* [Aim of the task]:
Transcribe all of the data exactly. Omit the pictures.

* [Data section]:

** Start **

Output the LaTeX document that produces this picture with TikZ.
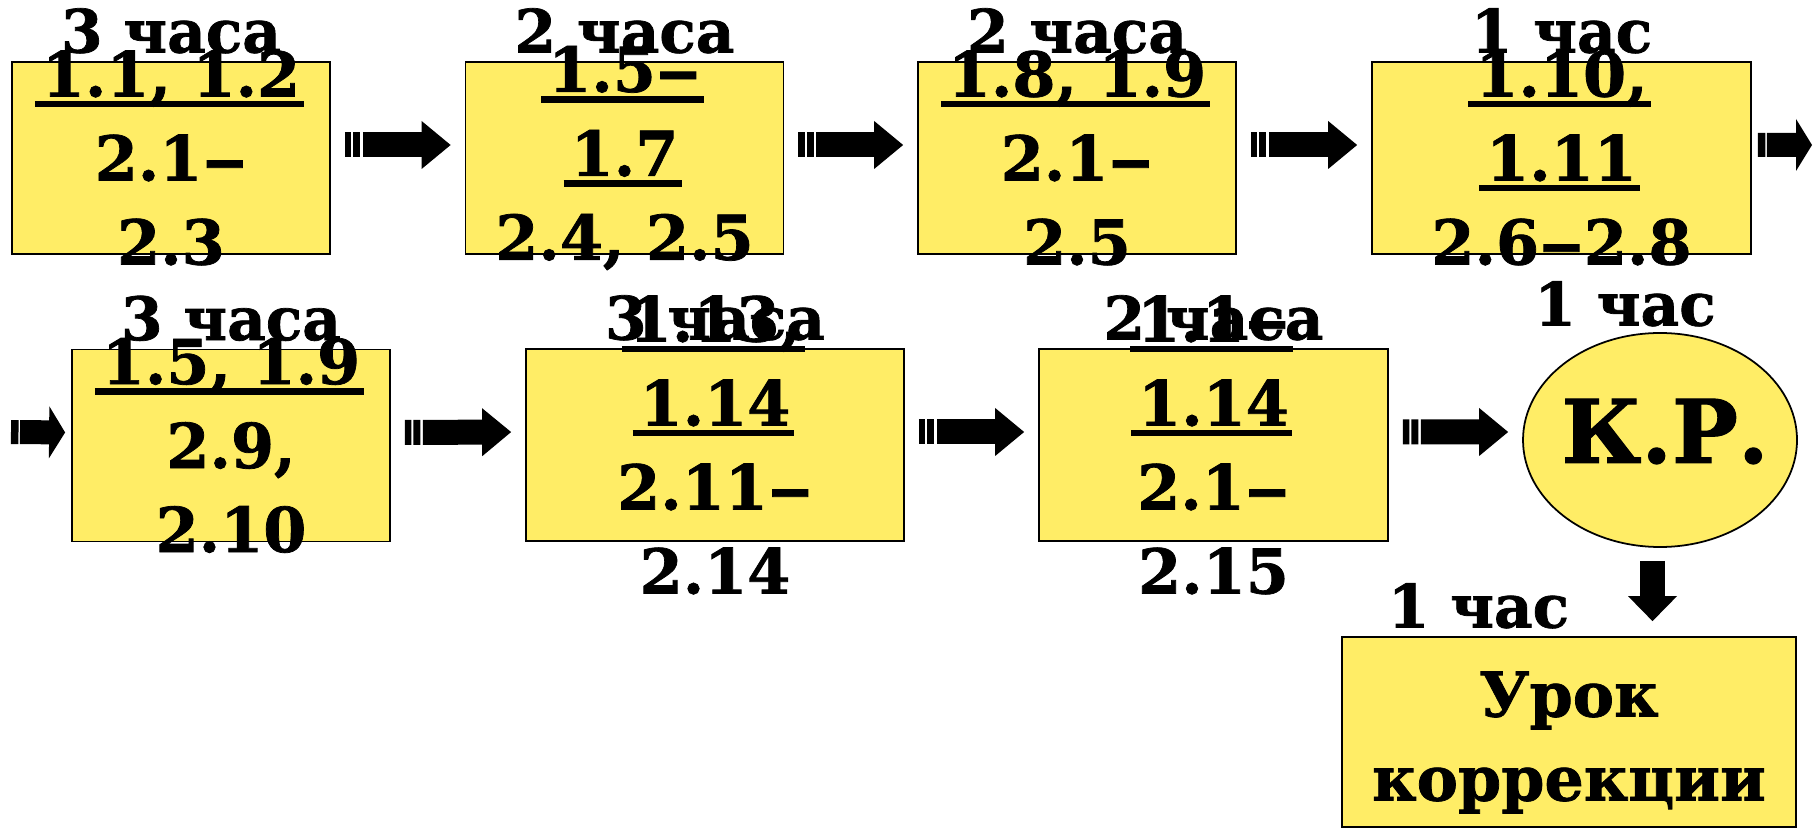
\documentclass[tikz,border=0pt]{standalone}
\usepackage{graphicx}
\usepackage{fontspec}
\setmainfont{DejaVu Serif}[BoldFeatures={FakeBold=1.2}]
\usepackage{tikz}
\usetikzlibrary{positioning}
\usetikzlibrary{arrows.meta}
\usetikzlibrary{shapes.geometric}
\definecolor{plan_yellow}{RGB}{255,237,102}
\newcommand{\ulnum}[1]{\setbox0\hbox{#1}\rlap{\kern-2pt\rule[-3.1pt]{\dimexpr\wd0+3pt\relax}{1.9pt}}\box0}
\newcommand{\wdash}{\scalebox{1.45}[1]{–}}
\tikzset{my_plan/.style={line cap=butt}}
\tikzset{my_box/.style={rectangle, draw, line width=0.5pt, fill=plan_yellow, inner sep=0pt, minimum height=1.92cm}}
\tikzset{my_text/.style={align=center, inner sep=0pt, font=\bfseries\fontsize{17.6}{23.9}\selectfont}}
\tikzset{my_hours/.style={inner sep=0pt, font=\bfseries\fontsize{17}{20}\selectfont}}
\tikzset{my_flow/.style={line width=0.25cm, -{Triangle[length=0.29cm,width=0.48cm,line width=0pt]}, shorten <=0.14cm, shorten >=0.14cm, dash pattern=on 0.065cm off 0.02cm on 0.07cm off 0.025cm on 30cm}}
\tikzset{my_edge_flow/.style={line width=0.24cm, -{Triangle[length=0.16cm,width=0.52cm,line width=0pt]}, dash pattern=on 0.075cm off 0.015cm on 30cm}}
\tikzset{my_down_flow/.style={line width=0.25cm, -{Triangle[length=0.25cm,width=0.49cm,line width=0pt]}, shorten <=0.13cm, shorten >=0.15cm}}

\begin{document}
\begin{tikzpicture}[my_plan]
    \useasboundingbox (0,0) rectangle (18.16,-8.29);
    %\draw[help lines] (0,0) grid (18,-8);
    \node[my_box, minimum width=3.18cm] (r1a) at (1.71,-1.58) {};
    \node[my_box, minimum width=3.18cm] (r1b) at (6.245,-1.58) {};
    \node[my_box, minimum width=3.18cm] (r1c) at (10.77,-1.58) {};
    \node[my_box, minimum width=3.79cm] (r1d) at (15.615,-1.58) {};
    \node[my_box, minimum width=3.18cm] (r2a) at (2.31,-4.455) {};
    \node[my_box, minimum width=3.78cm] (r2b) at (7.15,-4.45) {};
    \node[my_box, minimum width=3.49cm] (r2c) at (12.135,-4.45) {};
    \node[ellipse, draw, line width=0.5pt, fill=plan_yellow, inner sep=0pt,
          minimum width=2.74cm, minimum height=2.14cm] (kr) at (16.60,-4.40) {};
    \node[my_box, minimum width=4.54cm, minimum height=1.90cm] (urok) at (15.69,-7.32) {};
    \coordinate (edge_r) at (18.12,-1.45);
    \coordinate (edge_l) at (0.11,-4.32);
    \coordinate (kr_foot) at ([xshift=-0.075cm]kr.south);

    \node[my_hours, above=0.07cm of r1a] (h1a) {3 часа};
    \node[my_hours, above=0.07cm of r1b] (h1b) {2 часа};
    \node[my_hours, above=0.07cm of r1c] (h1c) {2 часа};
    \node[my_hours, above=0.07cm of r1d] (h1d) {1 час};
    \node[my_hours, above=0.07cm of r2a] (h2a) {3 часа};
    \node[my_hours, above=0.07cm of r2b] (h2b) {3 часа};
    \node[my_hours, above=0.07cm of r2c] (h2c) {2 часа};
    \node[my_hours, above=0.05cm of kr, xshift=-0.35cm] (hkr) {1 час};
    \node[my_hours, above right=0.07cm and 0.46cm of urok.north west] (hurok) {1 час};

    \node[my_text] (t1a) at (r1a) {\ulnum{1.1, 1.2}\\2.1\wdash\\2.3};
    \node[my_text] (t1b) at (r1b) {\ulnum{1.5\wdash}\\\ulnum{1.7}\\2.4, 2.5};
    \node[my_text] (t1c) at (r1c) {\ulnum{1.8, 1.9}\\2.1\wdash\\2.5};
    \node[my_text] (t1d) at (r1d) {\ulnum{1.10,}\\\ulnum{1.11}\\2.6\wdash2.8};
    \node[my_text] (t2a) at (r2a) {\ulnum{1.5, 1.9}\\2.9,\\2.10};
    \node[my_text] (t2b) at (r2b) {\ulnum{1.13,}\\\ulnum{1.14}\\2.11\wdash\\2.14};
    \node[my_text] (t2c) at (r2c) {\ulnum{1.1\wdash}\\\ulnum{1.14}\\2.1\wdash\\2.15};
    \node[my_text, font=\bfseries\fontsize{25}{30}\selectfont] (tkr) at ([shift={(0.05,0.085)}]kr) {К.Р.};
    \node[my_text] (turok) at ([yshift=-0.105cm]urok) {Урок\\коррекции};

    \draw[my_flow] ([yshift=0.13cm]r1a.east) -- ([yshift=0.13cm]r1b.west);
    \draw[my_flow] ([yshift=0.13cm]r1b.east) -- ([yshift=0.13cm]r1c.west);
    \draw[my_flow] ([yshift=0.13cm]r1c.east) -- ([yshift=0.13cm]r1d.west);
    \draw[my_edge_flow, shorten <=0.06cm] ([yshift=0.13cm]r1d.east) -- (edge_r);
    \draw[my_edge_flow, shorten >=0.06cm] (edge_l) -- ([yshift=0.13cm]r2a.west);
    \draw[my_flow] ([yshift=0.13cm]r2a.east) -- ([yshift=0.13cm]r2b.west);
    \draw[my_flow] ([yshift=0.13cm]r2b.east) -- ([yshift=0.13cm]r2c.west);
    \draw[my_flow] ([yshift=0.13cm]r2c.east) -- ([yshift=0.08cm]kr.west);
    \draw[my_down_flow] (kr_foot) -- (kr_foot |- urok.north);
\end{tikzpicture}
\end{document}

** End **

* [Solution]:
Output the LaTeX document that produces this picture with TikZ.
\documentclass[tikz,border=0pt]{standalone}
\usepackage{graphicx}
\usepackage{fontspec}
\setmainfont{DejaVu Serif}[BoldFeatures={FakeBold=1.2}]
\usepackage{tikz}
\usetikzlibrary{positioning}
\usetikzlibrary{arrows.meta}
\usetikzlibrary{shapes.geometric}
\definecolor{plan_yellow}{RGB}{255,237,102}
\newcommand{\ulnum}[1]{\setbox0\hbox{#1}\rlap{\kern-2pt\rule[-3.1pt]{\dimexpr\wd0+3pt\relax}{1.9pt}}\box0}
\newcommand{\wdash}{\scalebox{1.45}[1]{–}}
\tikzset{my_plan/.style={line cap=butt}}
\tikzset{my_box/.style={rectangle, draw, line width=0.5pt, fill=plan_yellow, inner sep=0pt, minimum height=1.92cm}}
\tikzset{my_text/.style={align=center, inner sep=0pt, font=\bfseries\fontsize{17.6}{23.9}\selectfont}}
\tikzset{my_hours/.style={inner sep=0pt, font=\bfseries\fontsize{17}{20}\selectfont}}
\tikzset{my_flow/.style={line width=0.25cm, -{Triangle[length=0.29cm,width=0.48cm,line width=0pt]}, shorten <=0.14cm, shorten >=0.14cm, dash pattern=on 0.065cm off 0.02cm on 0.07cm off 0.025cm on 30cm}}
\tikzset{my_edge_flow/.style={line width=0.24cm, -{Triangle[length=0.16cm,width=0.52cm,line width=0pt]}, dash pattern=on 0.075cm off 0.015cm on 30cm}}
\tikzset{my_down_flow/.style={line width=0.25cm, -{Triangle[length=0.25cm,width=0.49cm,line width=0pt]}, shorten <=0.13cm, shorten >=0.15cm}}

\begin{document}
\begin{tikzpicture}[my_plan]
    \useasboundingbox (0,0) rectangle (18.16,-8.29);
    %\draw[help lines] (0,0) grid (18,-8);
    \node[my_box, minimum width=3.18cm] (r1a) at (1.71,-1.58) {};
    \node[my_box, minimum width=3.18cm] (r1b) at (6.245,-1.58) {};
    \node[my_box, minimum width=3.18cm] (r1c) at (10.77,-1.58) {};
    \node[my_box, minimum width=3.79cm] (r1d) at (15.615,-1.58) {};
    \node[my_box, minimum width=3.18cm] (r2a) at (2.31,-4.455) {};
    \node[my_box, minimum width=3.78cm] (r2b) at (7.15,-4.45) {};
    \node[my_box, minimum width=3.49cm] (r2c) at (12.135,-4.45) {};
    \node[ellipse, draw, line width=0.5pt, fill=plan_yellow, inner sep=0pt,
          minimum width=2.74cm, minimum height=2.14cm] (kr) at (16.60,-4.40) {};
    \node[my_box, minimum width=4.54cm, minimum height=1.90cm] (urok) at (15.69,-7.32) {};
    \coordinate (edge_r) at (18.12,-1.45);
    \coordinate (edge_l) at (0.11,-4.32);
    \coordinate (kr_foot) at ([xshift=-0.075cm]kr.south);

    \node[my_hours, above=0.07cm of r1a] (h1a) {3 часа};
    \node[my_hours, above=0.07cm of r1b] (h1b) {2 часа};
    \node[my_hours, above=0.07cm of r1c] (h1c) {2 часа};
    \node[my_hours, above=0.07cm of r1d] (h1d) {1 час};
    \node[my_hours, above=0.07cm of r2a] (h2a) {3 часа};
    \node[my_hours, above=0.07cm of r2b] (h2b) {3 часа};
    \node[my_hours, above=0.07cm of r2c] (h2c) {2 часа};
    \node[my_hours, above=0.05cm of kr, xshift=-0.35cm] (hkr) {1 час};
    \node[my_hours, above right=0.07cm and 0.46cm of urok.north west] (hurok) {1 час};

    \node[my_text] (t1a) at (r1a) {\ulnum{1.1, 1.2}\\2.1\wdash\\2.3};
    \node[my_text] (t1b) at (r1b) {\ulnum{1.5\wdash}\\\ulnum{1.7}\\2.4, 2.5};
    \node[my_text] (t1c) at (r1c) {\ulnum{1.8, 1.9}\\2.1\wdash\\2.5};
    \node[my_text] (t1d) at (r1d) {\ulnum{1.10,}\\\ulnum{1.11}\\2.6\wdash2.8};
    \node[my_text] (t2a) at (r2a) {\ulnum{1.5, 1.9}\\2.9,\\2.10};
    \node[my_text] (t2b) at (r2b) {\ulnum{1.13,}\\\ulnum{1.14}\\2.11\wdash\\2.14};
    \node[my_text] (t2c) at (r2c) {\ulnum{1.1\wdash}\\\ulnum{1.14}\\2.1\wdash\\2.15};
    \node[my_text, font=\bfseries\fontsize{25}{30}\selectfont] (tkr) at ([shift={(0.05,0.085)}]kr) {К.Р.};
    \node[my_text] (turok) at ([yshift=-0.105cm]urok) {Урок\\коррекции};

    \draw[my_flow] ([yshift=0.13cm]r1a.east) -- ([yshift=0.13cm]r1b.west);
    \draw[my_flow] ([yshift=0.13cm]r1b.east) -- ([yshift=0.13cm]r1c.west);
    \draw[my_flow] ([yshift=0.13cm]r1c.east) -- ([yshift=0.13cm]r1d.west);
    \draw[my_edge_flow, shorten <=0.06cm] ([yshift=0.13cm]r1d.east) -- (edge_r);
    \draw[my_edge_flow, shorten >=0.06cm] (edge_l) -- ([yshift=0.13cm]r2a.west);
    \draw[my_flow] ([yshift=0.13cm]r2a.east) -- ([yshift=0.13cm]r2b.west);
    \draw[my_flow] ([yshift=0.13cm]r2b.east) -- ([yshift=0.13cm]r2c.west);
    \draw[my_flow] ([yshift=0.13cm]r2c.east) -- ([yshift=0.08cm]kr.west);
    \draw[my_down_flow] (kr_foot) -- (kr_foot |- urok.north);
\end{tikzpicture}
\end{document}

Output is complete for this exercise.